Теперь надо было помочь Райну, опустила его на землю, подложив под голову седельную сумку. Разрезала рубашку, ей все равно пришла хана. Хуже всего выглядела рана на шее. Грязная, запекшаяся кровь в том месте, куда попал пульсар. Протерла края и накапала для верности зелья прямо в рану. Мужчина застонал. «Знаю, милый, знаю, но надо потерпеть». После всех процедур, достала из сумки кусочек сушеного мяса и положила его за щеку, надеясь растянуть удовольствие, которого было не так уж много для двоих взрослых людей, один из которых выздоравливающий мужик. Когда закончила с делами, настало время для тревожных мыслей: как мы будем отсюда выбираться, сумели ли наши отбить атаку наемников, не пострадал ли кто-нибудь, как там арсы, куда девался последний из нападавших магов?

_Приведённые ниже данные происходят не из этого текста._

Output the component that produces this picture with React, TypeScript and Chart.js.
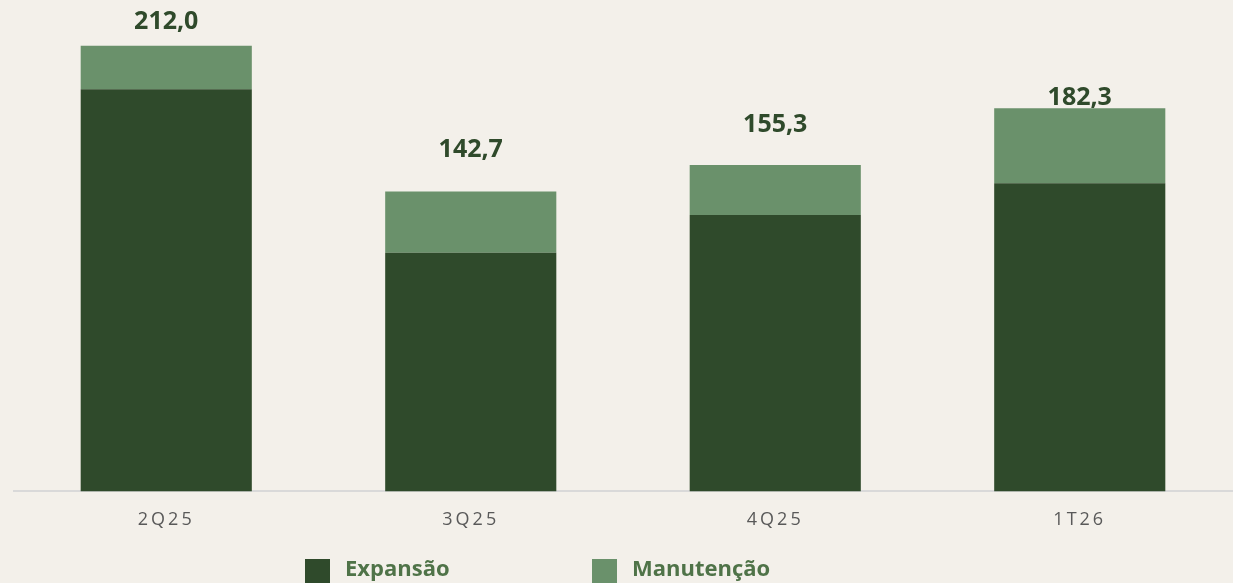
import React, { useEffect, useRef } from "react";
import { Chart, registerables } from "chart.js";

Chart.register(...registerables);

const categories = ["2Q25", "3Q25", "4Q25", "1T26"];
const expansao = [191.4, 113.5, 131.5, 146.6];
const manutencao = [20.6, 29.2, 23.8, 35.7];
const seriesNames = ["Expansão", "Manutenção"];

const COLORS = {
  bg: "#f3f0ea",
  dark: "#2f4a2b",
  light: "#6a916b",
  labelText: "#2f4a2b",
  legendText: "#4f7348",
  tick: "#595959",
  axis: "#d9d9d9",
};

const FONT = "'Open Sans', 'Noto Sans', sans-serif";

const fmt = (v: number) => v.toFixed(1).replace(".", ",");

const letterSpacingPlugin = {
  id: "tickSpacing",
  beforeDraw(chart: any) {
    (chart.ctx as any).letterSpacing = "3px";
  },
  beforeDatasetsDraw(chart: any) {
    (chart.ctx as any).letterSpacing = "0px";
  },
};

const totalsPlugin = {
  id: "totals",
  afterDatasetsDraw(chart: any, _args: any, opts: any) {
    const ctx = chart.ctx;
    const n = chart.data.datasets.length;
    const topMeta = chart.getDatasetMeta(n - 1);
    ctx.save();
    (ctx as any).letterSpacing = "0px";
    ctx.font = `bold 25px ${FONT}`;
    ctx.fillStyle = COLORS.labelText;
    ctx.textAlign = "center";
    ctx.textBaseline = "alphabetic";
    topMeta.data.forEach((el: any, i: number) => {
      let total = 0;
      chart.data.datasets.forEach((ds: any) => (total += ds.data[i]));
      const gap = (opts.gaps && opts.gaps[i]) ?? 20;
      ctx.fillText(fmt(total), el.x, el.y - gap);
    });
    ctx.restore();
  },
};

const legendPlugin = {
  id: "customLegend",
  afterDraw(chart: any, _args: any, opts: any) {
    const ctx = chart.ctx;
    ctx.save();
    (ctx as any).letterSpacing = "0px";
    ctx.font = `bold 22px ${FONT}`;
    ctx.textAlign = "left";
    ctx.textBaseline = "alphabetic";
    chart.data.datasets.forEach((ds: any, i: number) => {
      const x = opts.xs[i];
      ctx.fillStyle = ds.backgroundColor;
      ctx.fillRect(x, opts.boxTop, opts.box, opts.box);
      ctx.fillStyle = COLORS.legendText;
      ctx.fillText(ds.label, x + opts.box + 15, opts.baseline);
    });
    ctx.restore();
  },
};

export default function App() {
  const ref = useRef<HTMLCanvasElement | null>(null);

  useEffect(() => {
    if (!ref.current) return;
    const chart = new Chart(ref.current, {
      type: "bar",
      data: {
        labels: categories,
        datasets: [
          {
            label: seriesNames[0],
            data: expansao,
            backgroundColor: COLORS.dark,
            borderWidth: 0,
          },
          {
            label: seriesNames[1],
            data: manutencao,
            backgroundColor: COLORS.light,
            borderWidth: 0,
          },
        ],
      },
      options: {
        responsive: false,
        animation: false,
        layout: { padding: { left: 14, right: 1, top: 8, bottom: 34 } },
        datasets: {
          bar: { categoryPercentage: 1, barPercentage: 0.562 },
        },
        scales: {
          x: {
            stacked: true,
            grid: { display: false, drawTicks: false },
            border: { display: true, color: COLORS.axis, width: 2 },
            ticks: {
              color: COLORS.tick,
              font: { family: FONT, size: 18 },
              padding: 18,
            },
          },
          y: {
            stacked: true,
            display: false,
            min: 0,
            max: 230,
          },
        },
        plugins: {
          legend: { display: false },
          tooltip: { enabled: false },
          totals: { gaps: [17, 34, 33, 3] },
          customLegend: { xs: [305, 592], box: 25, boxTop: 559, baseline: 576 },
        } as any,
      },
      plugins: [letterSpacingPlugin, totalsPlugin, legendPlugin],
    });
    return () => chart.destroy();
  }, []);

  return (
    <div
      style={{
        position: "absolute",
        left: 0,
        top: 0,
        width: 1233,
        height: 583,
        background: COLORS.bg,
      }}
    >
      <canvas ref={ref} width={1233} height={583} />
    </div>
  );
}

По большому счету все не так уж плохо закончилось (если закончилось, конечно): я была жива и не одна, да и еда с водой имелись пока в наличии. И еще этот поцелуй…

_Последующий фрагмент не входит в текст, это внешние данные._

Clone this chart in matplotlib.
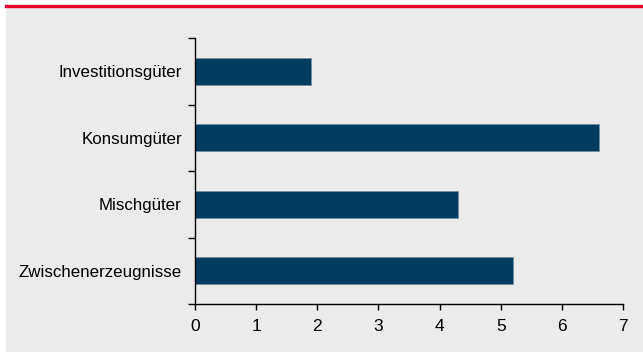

Светляк все же погас, оставив меня наедине с собственными страхами. Невольно начала прислушиваться к звукам в глубине пещеры, казалось, что там кто-то шевелится и дышит. Идея не паниковать была, конечно, прекрасной, но трудно выполнимой. Стала тормошить Райна, но тот меня совершенно игнорировал. Оставалось одно. В детстве, когда я оставалась одна дома, то для храбрости включала везде свет и громко пела песни. Со светом была проблема, а вот с песнями все нормально. Я их знала много и голос у меня довольно громкий.
— Прости! Но я больше не могу это слушать, — прохрипел Райн, спустя всего лишь пару часов песнопений. Дико обрадовалась тому, что теперь уже не одна с этой пугающей темнотой, да и надо признаться, горло в последние пол часа начало меня подводить. Поэтому с облегчением свернула свой незапланированный концерт.

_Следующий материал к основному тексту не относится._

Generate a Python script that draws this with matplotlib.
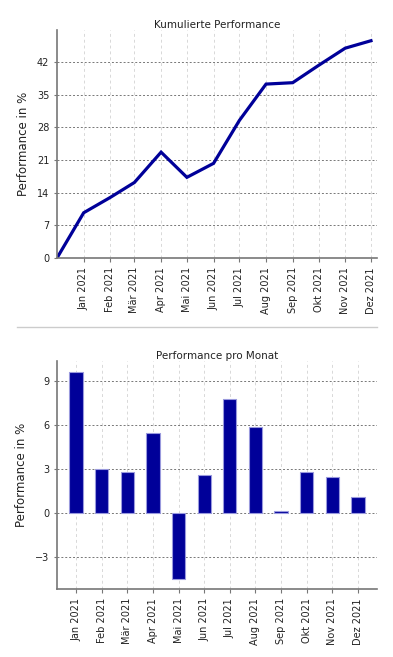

— Как ты? — спросила я, позволяя себе погладить его по волосам. Со стороны казалось, что они должны быть жесткими, но на самом деле были такими мягкими, что хотелось утопить в них всю пятерню.
— Нормально, все жизненно важные органы восстановил, остальное само заживет, — мужчина отодвинулся от моей руки, приподнялся и сел рядом со мной, опираясь спиной на стену пещеры. — Ты мне скажи, зачем ты тут так орала? Пыталась шаманскими песнопениями вернуть меня из мира мертвых?
— Нет, это я от страха. А что тебя можно так оживить?
— Думаю, что таким образом ты и настоящего покойника сможешь поднять. Особенно вот этой слезливой: «И там нааад сырою мооогилой склонился молоденький вор…».
Мы немного помолчали, а потом одновременно засмеялись. Есть очистительные слезы, а у нас был очистительный смех. Мы сидели, прислонившись плечами, и хохотали на всю пещеру, которая отвечала нам своим далеким эхом, словно друг, который понимает и разделяет нашу радость, наш гимн жизни. Постепенно вернулась тишина, в которой особенно пронзительно понималось, что мы здесь только вдвоем, так близко… после поцелуя-прощания.
Я почувствовала, как Райн встает, судя по доносившимся в темноте шагам, он разминался. Да, мне бы это тоже не помешало: тело за время сидения затекло, поэтому процесс принятия вертикального положения стал настоящим мучением. Ноги одновременно ужалили тысячи пчел, прокололи тысячи иголок, их будто окунули в леденящую воду. Вместе с болью возвращалась чувствительность.